This breakfast taco requires a little more time but it's usually something I make when I have leftover potatoes and other dinner leftovers that I can throw into them. Tortillas are essentially the vehicle that carry leftovers into my mouth. I use them constantly. I have a minor obsession with burritos and tacos. They're just so versatile!!

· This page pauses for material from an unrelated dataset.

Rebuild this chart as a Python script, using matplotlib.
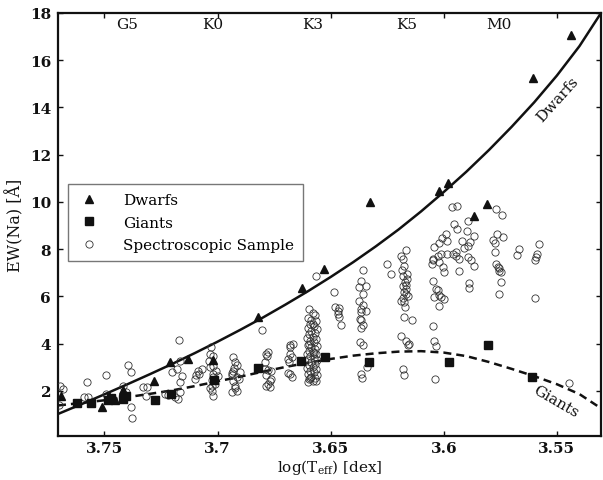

Here is my latest breakfast taco:
Breakfast Tacos
Fridge:
4 eggs
1/2 tbs cilantro minced
1/4 cup shredded cheese- your choice I used sharp cheddar
8 bacon slices, cooked
4 tsp sour cream
Counter:
2 medium potatoes, diced and par boiled
1/2 cup tomatoes, diced
1/4 cup onion, diced
1 avocado, sliced
4 large tortillas
Pantry:
1/2 tsp of paprika
Few drops hot sauce
1 tsp salt
1/2 tsp black pepper
2 tablespoons oil
Salsa (optional)
Tools:
2 nonstick sauté pans
1 small mixing bowl
2 wooden spoons
Whisk or fork
Heat one sauté pan with 1 tablespoon of oil. Add the onions and sauté for a minute before adding the diced potatoes. Sauté for a few more minutes, turning with a wooden spoon. Then toss in the tomatoes. Sprinkle with 1/2 tsp of salt and 1/2 tsp of paprika. Cook for another 3-5 minutes and set aside to cool.
Heat the remaining 1 tablespoon of oil in the clean pan over medium to low heat. In the mixing bowl crack the four eggs, add the cilantro, 1/2 tsp of salt, 1/2 tsp of pepper and a few drops of hot sauce. Whisk together well. Add to the warm pan and using the wooden spoon, constantly move the eggs around until
they are just set. Turn off the heat and cook for another 30 seconds.
Microwave the tortillas for 10-15 seconds to make them more pliable. Take one tortilla and spread 1 tsp of sour cream across the middle. Add 1/4 of the scrambled egg mixture and top of with a 1/4 of the shredded cheese. Add some of the potatoes, a couple slices of bacon and a few pieces of avocado. Continue this process with the other three tortillas.
If using salsa- add a couple spoonfuls and then wrap that tortilla up and chow down! It's delicious!! Yay Mondays!!